Problem description: Pictures stay out of this copy, which runs from the first line of the material through the line containing "5, 6, 7, 8, 9]".

⁂

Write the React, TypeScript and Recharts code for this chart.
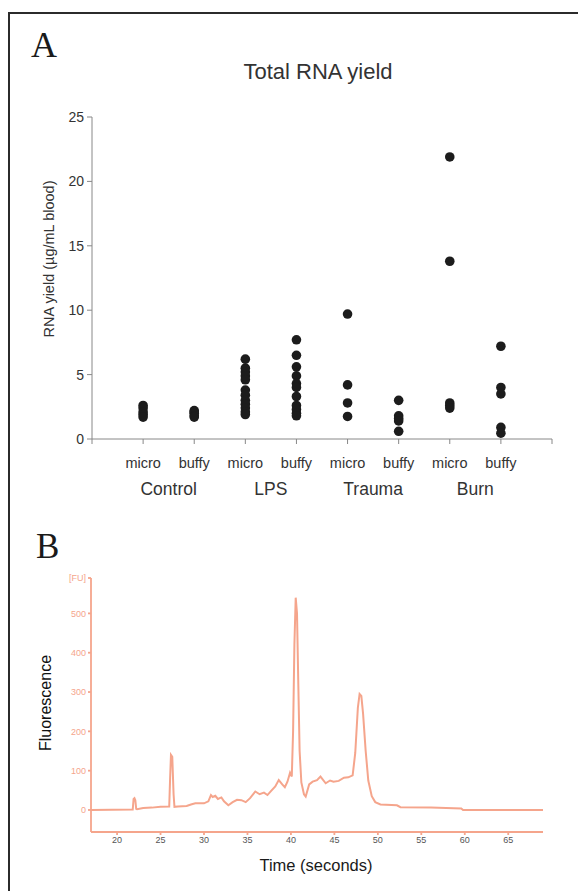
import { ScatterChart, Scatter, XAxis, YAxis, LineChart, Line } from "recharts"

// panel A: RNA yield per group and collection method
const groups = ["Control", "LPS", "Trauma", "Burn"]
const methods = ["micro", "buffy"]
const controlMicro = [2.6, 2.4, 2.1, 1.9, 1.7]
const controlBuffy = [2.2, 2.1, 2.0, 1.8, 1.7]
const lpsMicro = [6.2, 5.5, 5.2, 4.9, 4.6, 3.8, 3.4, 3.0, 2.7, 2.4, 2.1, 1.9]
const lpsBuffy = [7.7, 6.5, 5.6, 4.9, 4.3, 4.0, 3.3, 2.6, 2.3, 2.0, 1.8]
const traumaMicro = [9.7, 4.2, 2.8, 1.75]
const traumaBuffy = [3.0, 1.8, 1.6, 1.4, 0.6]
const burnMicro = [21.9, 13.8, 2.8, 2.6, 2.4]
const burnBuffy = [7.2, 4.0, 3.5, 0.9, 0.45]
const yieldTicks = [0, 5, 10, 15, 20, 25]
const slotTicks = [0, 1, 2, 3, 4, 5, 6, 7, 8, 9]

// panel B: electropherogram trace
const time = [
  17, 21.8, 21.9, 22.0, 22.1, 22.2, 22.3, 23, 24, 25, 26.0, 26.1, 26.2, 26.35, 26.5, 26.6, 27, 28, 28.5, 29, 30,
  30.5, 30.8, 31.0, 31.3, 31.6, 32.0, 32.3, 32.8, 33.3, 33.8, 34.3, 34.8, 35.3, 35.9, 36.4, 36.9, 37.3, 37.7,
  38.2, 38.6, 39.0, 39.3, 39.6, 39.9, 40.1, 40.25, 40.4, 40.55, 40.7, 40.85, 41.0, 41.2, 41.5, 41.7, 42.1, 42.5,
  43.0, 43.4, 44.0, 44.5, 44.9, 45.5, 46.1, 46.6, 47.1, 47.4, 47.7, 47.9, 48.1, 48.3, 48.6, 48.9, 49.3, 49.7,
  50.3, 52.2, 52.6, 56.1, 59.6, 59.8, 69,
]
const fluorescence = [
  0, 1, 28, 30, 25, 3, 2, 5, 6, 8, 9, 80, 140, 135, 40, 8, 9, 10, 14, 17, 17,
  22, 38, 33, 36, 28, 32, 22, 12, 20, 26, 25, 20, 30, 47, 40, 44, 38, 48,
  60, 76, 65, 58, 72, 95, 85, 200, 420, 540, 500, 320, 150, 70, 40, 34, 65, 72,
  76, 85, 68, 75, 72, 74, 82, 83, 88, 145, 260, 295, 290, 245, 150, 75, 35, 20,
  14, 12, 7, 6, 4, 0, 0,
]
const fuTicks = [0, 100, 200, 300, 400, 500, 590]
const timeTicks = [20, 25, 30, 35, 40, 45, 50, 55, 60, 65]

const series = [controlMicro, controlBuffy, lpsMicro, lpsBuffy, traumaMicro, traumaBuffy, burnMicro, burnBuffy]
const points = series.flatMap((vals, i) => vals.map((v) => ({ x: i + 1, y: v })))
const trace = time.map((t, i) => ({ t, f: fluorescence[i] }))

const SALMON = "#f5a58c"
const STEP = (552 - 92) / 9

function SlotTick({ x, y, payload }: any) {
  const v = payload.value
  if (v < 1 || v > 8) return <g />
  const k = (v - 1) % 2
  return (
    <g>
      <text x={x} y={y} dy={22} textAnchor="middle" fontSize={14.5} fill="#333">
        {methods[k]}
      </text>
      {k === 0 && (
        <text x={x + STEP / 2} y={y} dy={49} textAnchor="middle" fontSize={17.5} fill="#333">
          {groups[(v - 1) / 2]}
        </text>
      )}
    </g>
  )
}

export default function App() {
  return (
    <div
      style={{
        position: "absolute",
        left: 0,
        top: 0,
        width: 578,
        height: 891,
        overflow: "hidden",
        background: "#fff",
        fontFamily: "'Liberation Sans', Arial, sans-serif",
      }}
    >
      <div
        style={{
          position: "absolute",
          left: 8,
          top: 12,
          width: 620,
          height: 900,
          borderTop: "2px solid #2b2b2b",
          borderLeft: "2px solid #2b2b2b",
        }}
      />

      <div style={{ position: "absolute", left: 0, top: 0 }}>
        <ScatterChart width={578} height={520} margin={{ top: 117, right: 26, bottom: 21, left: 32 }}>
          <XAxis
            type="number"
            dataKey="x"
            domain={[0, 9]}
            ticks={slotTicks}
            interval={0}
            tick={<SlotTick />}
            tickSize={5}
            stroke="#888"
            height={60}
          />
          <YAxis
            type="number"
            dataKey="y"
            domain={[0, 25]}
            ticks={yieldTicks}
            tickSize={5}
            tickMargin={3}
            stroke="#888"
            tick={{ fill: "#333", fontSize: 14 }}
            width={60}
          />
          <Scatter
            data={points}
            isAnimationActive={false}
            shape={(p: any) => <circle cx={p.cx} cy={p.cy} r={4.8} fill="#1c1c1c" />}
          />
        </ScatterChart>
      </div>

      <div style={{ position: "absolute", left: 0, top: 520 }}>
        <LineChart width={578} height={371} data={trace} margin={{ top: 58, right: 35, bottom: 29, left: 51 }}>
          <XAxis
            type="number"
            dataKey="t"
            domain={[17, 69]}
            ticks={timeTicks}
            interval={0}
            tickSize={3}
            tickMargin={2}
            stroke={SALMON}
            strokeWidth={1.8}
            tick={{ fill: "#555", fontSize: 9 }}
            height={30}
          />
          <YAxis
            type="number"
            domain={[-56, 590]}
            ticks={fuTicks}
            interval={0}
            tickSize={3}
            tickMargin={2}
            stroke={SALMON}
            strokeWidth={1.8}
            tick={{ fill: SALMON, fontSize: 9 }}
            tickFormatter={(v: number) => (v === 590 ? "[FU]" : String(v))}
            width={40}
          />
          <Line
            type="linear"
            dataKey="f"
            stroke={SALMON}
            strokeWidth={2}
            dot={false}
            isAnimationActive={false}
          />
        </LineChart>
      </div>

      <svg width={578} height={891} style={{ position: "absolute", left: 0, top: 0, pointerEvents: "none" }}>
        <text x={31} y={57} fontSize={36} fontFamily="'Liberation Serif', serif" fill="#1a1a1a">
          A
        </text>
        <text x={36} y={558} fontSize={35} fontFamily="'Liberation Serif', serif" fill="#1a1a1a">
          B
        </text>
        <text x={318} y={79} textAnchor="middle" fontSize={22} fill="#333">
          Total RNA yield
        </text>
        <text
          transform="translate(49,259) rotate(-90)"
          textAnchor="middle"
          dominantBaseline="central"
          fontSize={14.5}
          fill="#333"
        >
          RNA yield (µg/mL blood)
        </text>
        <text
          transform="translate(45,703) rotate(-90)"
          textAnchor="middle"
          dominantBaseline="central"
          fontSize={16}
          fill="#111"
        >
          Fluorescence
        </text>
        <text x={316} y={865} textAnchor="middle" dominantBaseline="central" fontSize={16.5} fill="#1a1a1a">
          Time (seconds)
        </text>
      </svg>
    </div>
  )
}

⁂

Task output:
Write the React, TypeScript and Recharts code for this chart.
import { ScatterChart, Scatter, XAxis, YAxis, LineChart, Line } from "recharts"

// panel A: RNA yield per group and collection method
const groups = ["Control", "LPS", "Trauma", "Burn"]
const methods = ["micro", "buffy"]
const controlMicro = [2.6, 2.4, 2.1, 1.9, 1.7]
const controlBuffy = [2.2, 2.1, 2.0, 1.8, 1.7]
const lpsMicro = [6.2, 5.5, 5.2, 4.9, 4.6, 3.8, 3.4, 3.0, 2.7, 2.4, 2.1, 1.9]
const lpsBuffy = [7.7, 6.5, 5.6, 4.9, 4.3, 4.0, 3.3, 2.6, 2.3, 2.0, 1.8]
const traumaMicro = [9.7, 4.2, 2.8, 1.75]
const traumaBuffy = [3.0, 1.8, 1.6, 1.4, 0.6]
const burnMicro = [21.9, 13.8, 2.8, 2.6, 2.4]
const burnBuffy = [7.2, 4.0, 3.5, 0.9, 0.45]
const yieldTicks = [0, 5, 10, 15, 20, 25]
const slotTicks = [0, 1, 2, 3, 4, 5, 6, 7, 8, 9]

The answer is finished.